La Tierra misma es un ser vivo, y nuestras interacciones con ella reflejan las interacciones entre el mundo ordenado del tonal y el mundo de lo intangible del nagual.

La agricultura cósmica, en la que se cultivan los principios de la vida misma, puede verse en cada proceso natural. El grano, la germinación, y el pan que proviene de la tierra son manifestaciones materiales de este ciclo universal que une lo trascendental con lo físico. Así como la semilla germina y florece, el alma también se transforma y crece, guiada por los ritmos ocultos del cosmos.

El conocimiento antiguo reconocía esta interrelación entre el microcosmos y el macrocosmos que ha acumulado la masonería en sus saberes. Los minerales son más que meras rocas; son fragmentos materiales de eones pasados, restos de estrellas que vivieron y murieron, para finalmente formar parte de nuestra realidad. En cada piedra, en cada grano de arena, está inscrita la historia del logos cósmico, la memoria del universo en su danza eterna.

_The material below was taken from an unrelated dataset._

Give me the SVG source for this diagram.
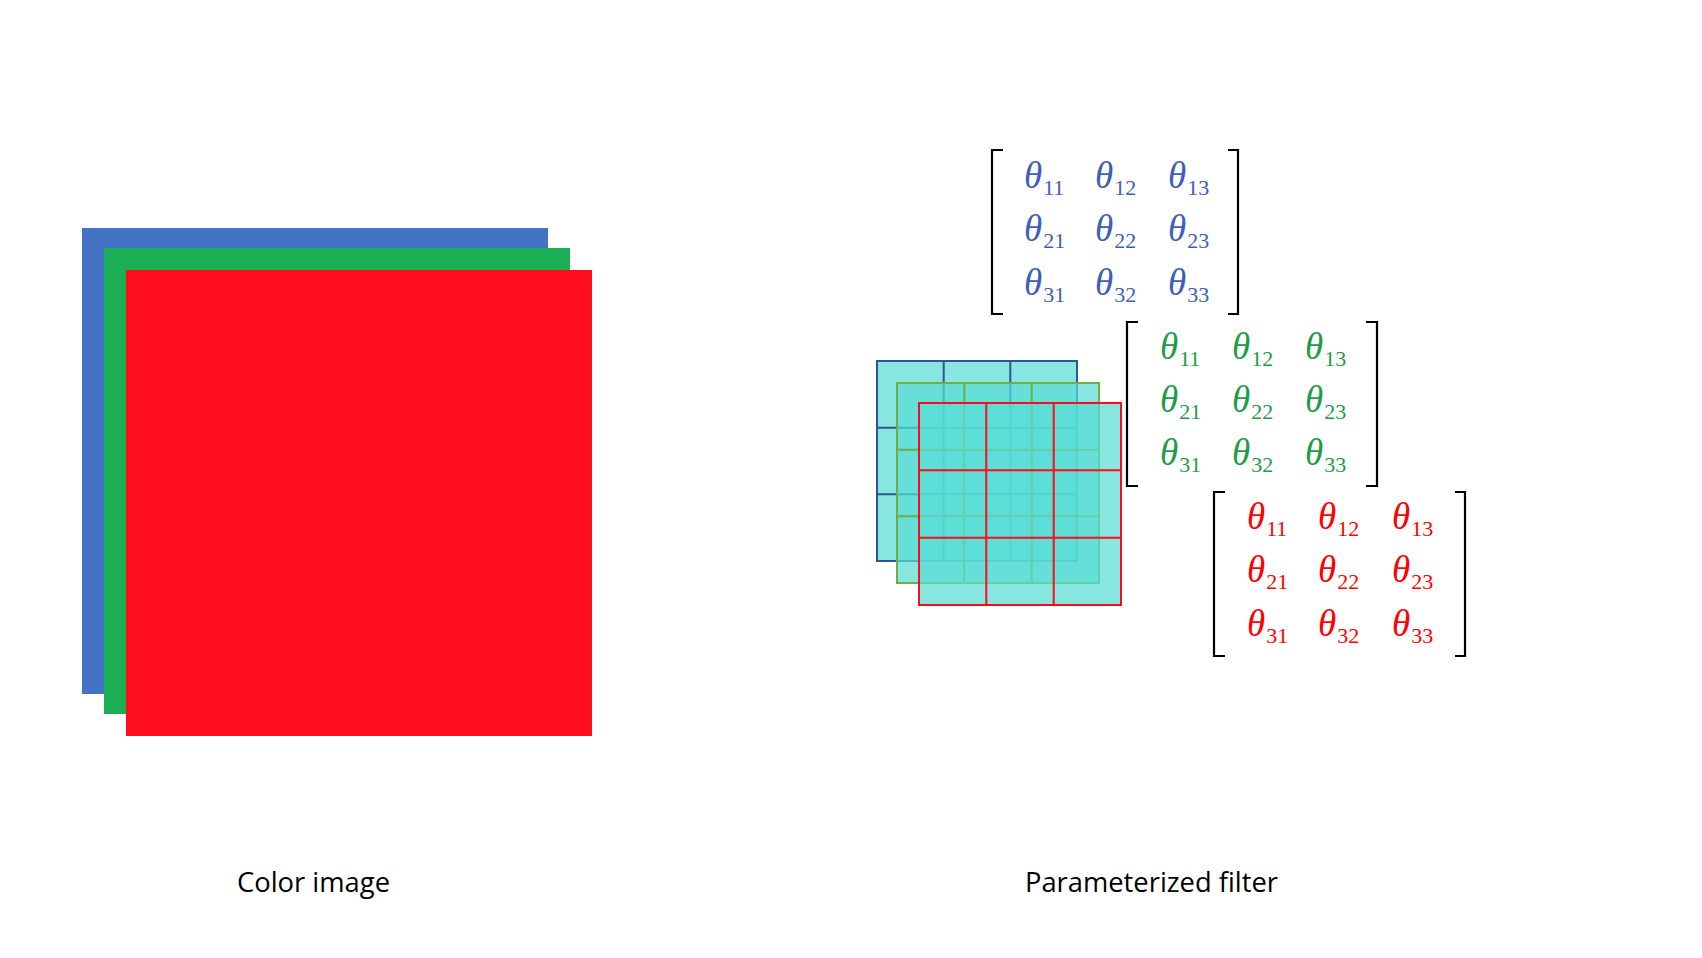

El ser humano es una criatura finita, limitada por el espacio y el tiempo, pero dentro de nosotros reside el anhelo por lo infinito. En esta paradoja, encontramos la clave de la existencia: somos seres finitos que habitan un mundo infinito, y nuestra experiencia del tiempo es solo una fracción de lo que verdaderamente es. Pero a través de la memoria, del conocimiento transmitido, y de la búsqueda suprema, podemos conectar con lo que es eterno, tocando los bordes de la inmortalidad.

Al final, la realidad no es más que un puente simbólico entre el Mar y la Tierra, entre lo finito y lo infinito, entre el caos primordial y el orden cósmico. Es el umbral que conecta la materia con el espíritu, lo visible con lo inefable. A través de este viaje, el ser humano no solo busca reconectarse con lo absoluto, sino que comprende que dicha conexión ha estado siempre presente, latente en su interior. La verdadera creación no reside en el exterior, sino en el espacio sagrado del Sancta Sanctorum de la mente y el alma. Allí, en lo más profundo de su ser, el individuo descubre que la dualidad es solo una ilusión, y que lo finito y lo infinito son simplemente aspectos de una misma realidad eterna, indivisible y trascendente.